Another kind of relationship between student and teacher underpinned a controversy earlier this year involving Rollins College professor Areeje Zufari.  Zufari, a Muslim, resigned in April following a conflict with Christian student Marshall Polston, whom she had falsely accused of stalking after he challenged her anti-Christian, Islamist assertions.  After a wrongful suspension and a disciplinary hearing, Polston was reinstated, while Zufari now teaches at Valencia College.  Even more sordid is Zufari's past, including numerous ties to Islamist associations and an affair with a married man under FBI investigation for terrorist activity.

The violent abuse of women raised its ugly head in the case of former University of Central Florida (UCF) history professor Vibert L. White.  During a 2010 campaign for Orlando City Commissioner, it emerged that would-be candidate White had been arrested at least three times on domestic violence charges involving two former wives.  He was not convicted of any of the charges and claimed that his ex-wives had fabricated the allegations.  The same year, an Orlando judge issued an injunction ordering White to stay away from an ex-girlfriend after she accused him of beating her.

White, no stranger to frivolous lawsuits and accusations of "Islamophobia," is currently suing UCF for discrimination, claiming he was forced to resign in 2015 because, as reported by the Orlando Sentinel, "he is black and Muslim, and because he proposed recruiting more black and Muslim students to the school."  He alleges that he received threats and that the university rejected his early proposals to initiate the now extant Islamic Studies and Middle East Studies programs, but UCF spokesman Chad Binette contends that "his claims have no merit."  Predictably, White, who now bills himself as a "devout Islamic scholar," is being represented by the Islamist organization the Council on American-Islamic Relations (CAIR).

Meanwhile, Youssif Zaghwani Omar, a Libyan-born teacher's assistant in Arabic – not an assistant professor as reported at the time – at the University of Missouri, was arrested on suspicion of child abuse for the violent assault of a 14-year-old female relative in 2015.  Omar drove to her high school, saw that she wasn't wearing a hijab (headscarf), and proceeded to grab her by the hair, slap her across the face, and pull her by the hair down a flight of stairs and into his car.

Villanova University history professor and director of the Center for Arab American Studies Mine Ener's case is perhaps the most horrific.  In 2003, Ener admitted to slashing the throat of her six-month-old Down syndrome-stricken daughter at her mother's home.  Charged with second-degree murder, Ener then committed suicide in jail by smothering herself with a plastic bag.  Reportedly, she had suffered from post-partum depression and expressed thoughts of suicide and harming her baby in order to end her "suffering."  In 2008, Villanova made the controversial decision to dedicate a new section of its library to Ener.

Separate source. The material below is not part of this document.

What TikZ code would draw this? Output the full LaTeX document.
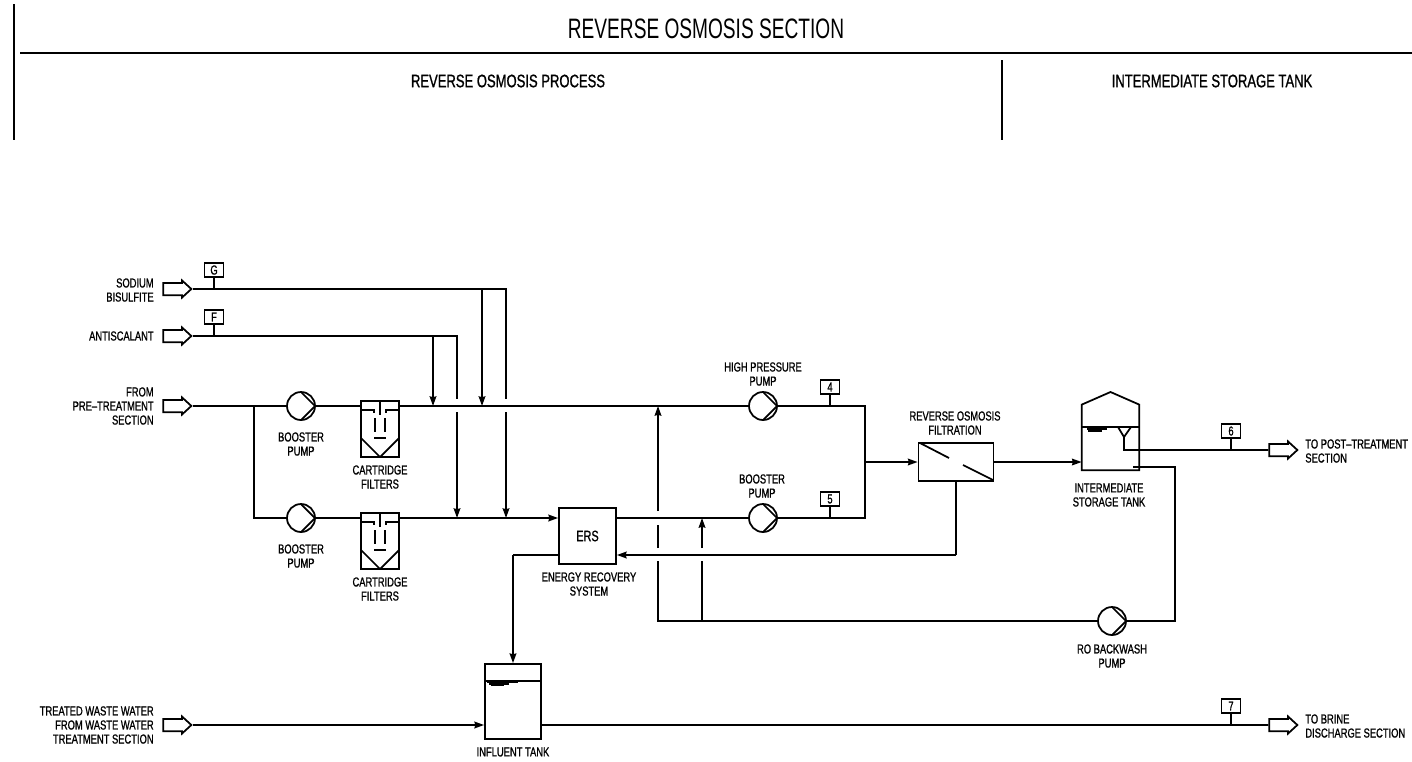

In the realm of terrorism, three University of South Florida Middle East studies professors, Ramadan Abdullah Shallah, Bashir Musa Mohammed Nafi, and Sameeh Hammoudeh, were among eight men charged with racketeering and conspiracy to murder in 2003.  Indicted as "material supporters" of the "foreign terrorist organization" Palestinian Islamic Jihad, all three were praised afterward by their colleagues and described as "scholarly" and "highly respected."

The case of Hassan Diab, a Lebanese-born dual Canadian citizen and a former sociology professor at Carleton University and the University of Ottawa, is less straightforward.  French authorities allege that Diab was the leader of a commando team that perpetrated the 1980 bombing of the Rue Copernic synagogue in Paris.  The bombing, which was attributed to the Popular Front for the Liberation of Palestine, killed three Frenchmen and an Israeli woman and wounded 40.

Diab was arrested in 2008 and extradited from Canada to France in 2014, where several court decisions to grant him bail have been overturned on appeal.  The investigation ended in July, but the judge's decision on whether to drop the charges or proceed to trial is pending.  Meanwhile, Diab maintains his innocence, and his supporters are asking Prime Minister Justin Trudeau to encourage French authorities to release him.

While every profession has its bad actors, the field of Middle East studies is riddled with them.  It suffers from the violence, radicalism, and misogyny afflicting the region from which so many of its academics hail.  Moreover, it is arrogant and self-righteous, rejecting the outside criticism that exposes its misdeeds in favor of a closed circle that affirms its worst inclinations. Condemning the democratic West while elevating Islamism, the field betrays its moral confusion.  Is it any wonder that the worst follows?